En torno del castillo, el parque se extendía frente al panorama del rio. Su trazado y armónica disposición de árboles y parterres, debiose al paisajista Forquell, traido de Francia por el Jockey Club para delinear los jardines del Hipódromo de Palermo. Forquell era famoso, pués había llevado a cabo una obra maestra de jardinería en los paseos de Monte Carlo, y aquí, en la Argentina -- a más de aquellos espacios verdes del Hipódromo y de la labor encomendada por Aguirre en su heredad sanisidrense -- formó los parques de mi tío Pancho Uriburu en Villa Elisa, el de la estancia de Manuel Guerrero al borde del Salado, y el del ingenio azucarero de Hileret en Tucumán.

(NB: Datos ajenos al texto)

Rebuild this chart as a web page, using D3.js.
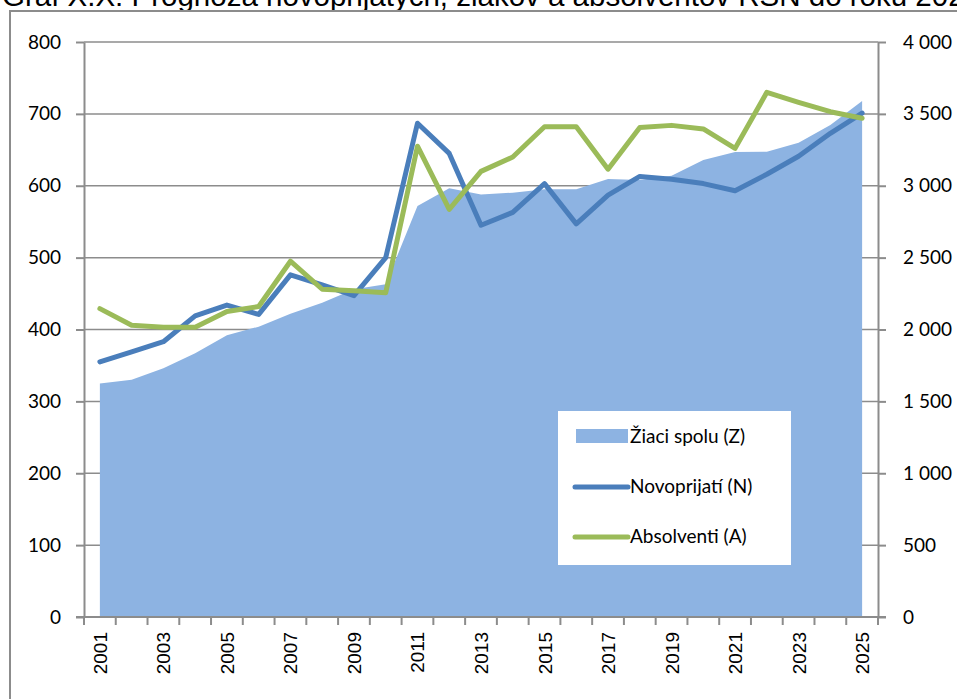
<!DOCTYPE html>
<html>
<head>
<meta charset="utf-8">
<script src="https://cdn.jsdelivr.net/npm/d3@7"></script>
<style>
  body { margin: 0; background: #fff; }
  svg { display: block; }
</style>
</head>
<body>
<div id="chart"></div>
<script>
// years on the x axis
var years = d3.range(2001, 2026).map(String);
// Žiaci spolu (right axis)
var ziaci = [1625, 1650, 1730, 1835, 1960, 2020, 2110, 2186, 2280, 2315, 2859, 2982, 2940, 2952, 2975,
             2975, 3047, 3040, 3070, 3179, 3235, 3237, 3300, 3422, 3590];
// Novoprijatí (left axis)
var novo = [355, 369, 383, 419, 434, 421, 476, 462, 447, 500, 687, 645, 545, 563, 603,
            547, 587, 613, 609, 603, 593, 616, 641, 673, 701];
// Absolventi (left axis)
var absol = [429, 406, 403, 403, 425, 432, 495, 456, 454, 451, 655, 567, 620, 640, 682,
             682, 623, 681, 684, 679, 652, 730, 716, 703, 694];
var leftTicks = [0, 100, 200, 300, 400, 500, 600, 700, 800];
var rightTicks = [0, 500, 1000, 1500, 2000, 2500, 3000, 3500, 4000];
var legendNames = ["Žiaci spolu (Z)", "Novoprijatí (N)", "Absolventi (A)"];

var width = 957, height = 699;
var plotL = 84, plotR = 878, plotT = 42, plotB = 617;

var svg = d3.select("#chart").append("svg")
    .attr("width", width)
    .attr("height", height);

// title, cut at the top like in the source
svg.append("text")
    .attr("x", 2)
    .attr("y", 6)
    .style("font-family", "Liberation Sans, Arial, sans-serif")
    .style("font-size", "29.5px")
    .text("Graf X.X: Prognóza novoprijatých, žiakov a absolventov RŠN do roku 2025");

// chart frame
svg.append("rect")
    .attr("x", 10).attr("y", 11)
    .attr("width", 960).attr("height", 700)
    .attr("fill", "none")
    .attr("stroke", "#8c8c8c")
    .attr("stroke-width", 2);

var x = d3.scaleBand().domain(years).range([plotL, plotR]).padding(0);
var yL = d3.scaleLinear().domain([0, 800]).range([plotB, plotT]);
var yR = d3.scaleLinear().domain([0, 4000]).range([plotB, plotT]);
var cx = function(d, i) { return x(years[i]) + x.bandwidth() / 2; };

// gridlines
svg.append("g")
    .selectAll("line")
    .data(leftTicks)
    .enter()
    .append("line")
    .attr("x1", plotL).attr("x2", plotR)
    .attr("y1", d => yL(d)).attr("y2", d => yL(d))
    .attr("stroke", "#8c8c8c")
    .attr("stroke-width", 1.5);

// area for Žiaci spolu
var area = d3.area()
    .x(cx)
    .y0(plotB)
    .y1(d => yR(d));
svg.append("path")
    .datum(ziaci)
    .attr("d", area)
    .attr("fill", "#8db3e2");

var lineL = d3.line().x(cx).y(d => yL(d));

svg.append("path")
    .datum(novo)
    .attr("d", lineL)
    .attr("fill", "none")
    .attr("stroke", "#4a7ebb")
    .attr("stroke-width", 5)
    .attr("stroke-linejoin", "round")
    .attr("stroke-linecap", "round");

svg.append("path")
    .datum(absol)
    .attr("d", lineL)
    .attr("fill", "none")
    .attr("stroke", "#9bbb59")
    .attr("stroke-width", 5)
    .attr("stroke-linejoin", "round")
    .attr("stroke-linecap", "round");

// axes
var leftAxis = d3.axisLeft(yL).tickValues(leftTicks).tickSize(8).tickSizeOuter(0).tickPadding(15);
var gL = svg.append("g")
    .attr("transform", "translate(" + plotL + ",0)")
    .call(leftAxis);

var rightAxis = d3.axisRight(yR).tickValues(rightTicks).tickSize(8).tickSizeOuter(0).tickPadding(17)
    .tickFormat(d => d3.format(",")(d).replace(",", " "));
var gR = svg.append("g")
    .attr("transform", "translate(" + plotR + ",0)")
    .call(rightAxis);

[gL, gR].forEach(function(g) {
    g.select(".domain").attr("stroke", "#8c8c8c").attr("stroke-width", 2);
    g.selectAll(".tick line").attr("stroke", "#8c8c8c").attr("stroke-width", 2);
    g.selectAll(".tick text")
        .style("font-family", "Lato, sans-serif")
        .style("font-size", "19px")
        .attr("fill", "#000");
});

// bottom axis: ticks between the categories
var gB = svg.append("g").attr("transform", "translate(0," + plotB + ")");
gB.append("line")
    .attr("x1", plotL - 8).attr("x2", plotR + 8)
    .attr("stroke", "#8c8c8c").attr("stroke-width", 2);
gB.selectAll(".tk")
    .data(years.concat(["end"]))
    .enter()
    .append("line")
    .attr("class", "tk")
    .attr("x1", (d, i) => plotL + i * x.bandwidth())
    .attr("x2", (d, i) => plotL + i * x.bandwidth())
    .attr("y1", 0).attr("y2", 8)
    .attr("stroke", "#8c8c8c").attr("stroke-width", 2);
gB.selectAll(".yl")
    .data(years.filter((d, i) => i % 2 === 0))
    .enter()
    .append("text")
    .attr("class", "yl")
    .attr("transform", d => "translate(" + (x(d) + x.bandwidth() / 2 + 7) + ",15) rotate(-90)")
    .attr("text-anchor", "end")
    .style("font-family", "Liberation Sans, Arial, sans-serif")
    .style("font-size", "19px")
    .text(d => d);

// legend
var lg = svg.append("g").attr("transform", "translate(558,411)");
lg.append("rect")
    .attr("width", 233).attr("height", 154)
    .attr("fill", "#fff");
lg.append("rect")
    .attr("x", 18).attr("y", 18)
    .attr("width", 52).attr("height", 14)
    .attr("fill", "#8db3e2");
lg.append("line")
    .attr("x1", 17).attr("x2", 70).attr("y1", 76).attr("y2", 76)
    .attr("stroke", "#4a7ebb").attr("stroke-width", 5).attr("stroke-linecap", "round");
lg.append("line")
    .attr("x1", 17).attr("x2", 70).attr("y1", 126).attr("y2", 126)
    .attr("stroke", "#9bbb59").attr("stroke-width", 5).attr("stroke-linecap", "round");
lg.selectAll(".lt")
    .data(legendNames)
    .enter()
    .append("text")
    .attr("class", "lt")
    .attr("x", 72)
    .attr("y", (d, i) => 32 + i * 50)
    .style("font-family", "Lato, sans-serif")
    .style("font-size", "19px")
    .text(d => d);
</script>
</body>
</html>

Entre el considerable número de plantas mayores y menores de la quinta de mi abuelo, dos añosos pacarás flanqueaban la vivienda familiar; y rescato del olvido al bosquecillo de magnolias; a las frondosas tipas de abovedado ramaje; a las palmeras y al fénix, de tallos cilíndricos y copas parecidas a plumeros gigantescos; al ombú, cuyas raíces se aferraban al talud de la barranca para no venirse abajo; al par de "ginkgos bilobas" japoneses, uno cerca del otro, que nos servían de arco cuando jugábamos al fútbol; al césped de los canteros; a los caminitos llenos de piedritas llamadas granzas; a los macizos de flores; a la colección de claveles y helechos preservados en invernáculos; y al conjunto de frutales en la huerta que brindaban a nuestra glotonería duraznos, damascos, higos y cerezas.

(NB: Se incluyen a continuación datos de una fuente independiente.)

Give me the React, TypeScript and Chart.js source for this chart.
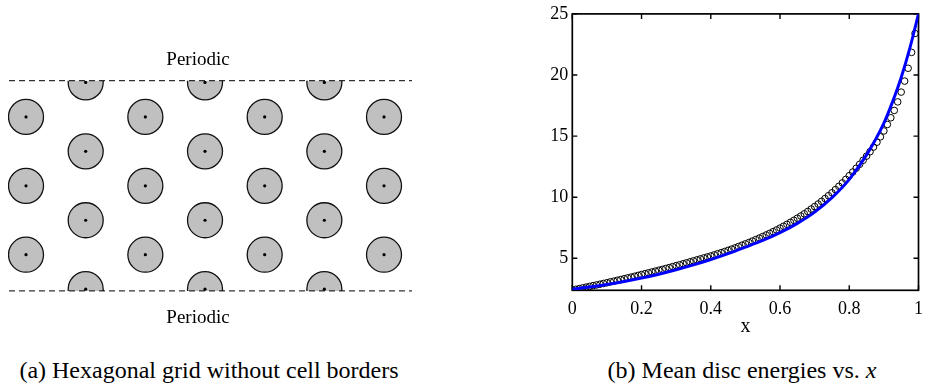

Remembranzas que titilan en la lejanía, iluminan por instantes a mi madre: fina, joven, bella, feliz con sus tres chicos que, al aire libre, jugueteaban en una mañana llena de sol. A mi tia Adriana, que como Scherezada nos inventaba cuentos que no terminaban nunca. A esas dos casitas de ladrillo con techos de cinc, en las que dábamos rienda suelta a nuestra imaginación infantil; a las bicicletas; a "Pancho" mi petiso shetland y a las cabalgatas por las lomas con el paisano Gabriel Torres. Revive en mi recuerdo la cancha de tenis; reviven el Carnaval y sus recibos de máscaras (dominós de raso negro, disfraces y caretas absurdas); los corsos en el pueblo de San Isidro y, más tarde, aquellos bailes inolvidables del Club Atlético, donde se despertó mi enamoramiento adolescente...

De tan lejos aún me llegan ecos de los tangos de Arolas, de Firpo, de Canaro, de Cobián; con los valses de Lehar y de Strauss, que mi tia Adriana tocaba en el piano, junto a las melodías de Fysher y de Cristiné y a otras canciones pegadizas ahora despegadas de la moda actual. Por último no ha de quedar sin mención el cinematógrafo en la quinta vecina de Gómez. Allí Goyo Lastra -- marido de Mecha Gómez Aguirre prima de mi madre -- proyectaba de noche, a cielo abierto, sobre una sábana blanca puesta en bastidor de madera, vistas de actores cómicos franceses -- Max Linder, Toribio Sánchez y Salustiano -- filmadas por "Pathé Fréres" y "Lumiére" -- antes, claro está, del auge de las películas norteamericanas de Tripitas y de Carlitos Chaplin.

"Tu abuelo -- me escribió cierta vez Victoria Ocampo -- me hacía ruborizar cuando me preguntaba: "que dice la artista". Yo pensaba que podía estar riéndose de mí. También lo recuerdo muy claramente y como a una persona excepcional. Ninguno de los otros hombres, de los otros "señores" que yo veía en casa se le parecian. Tanto cuando hablaba del golf o de Gobineau, decía cosas. Cosas que me gustaban, me sorprendían o me hacían reflexionar. En una palabra, nada me resultaba más apetecible que pasar mis horas en la quinta de Manuel Aguirre con los Aguirre".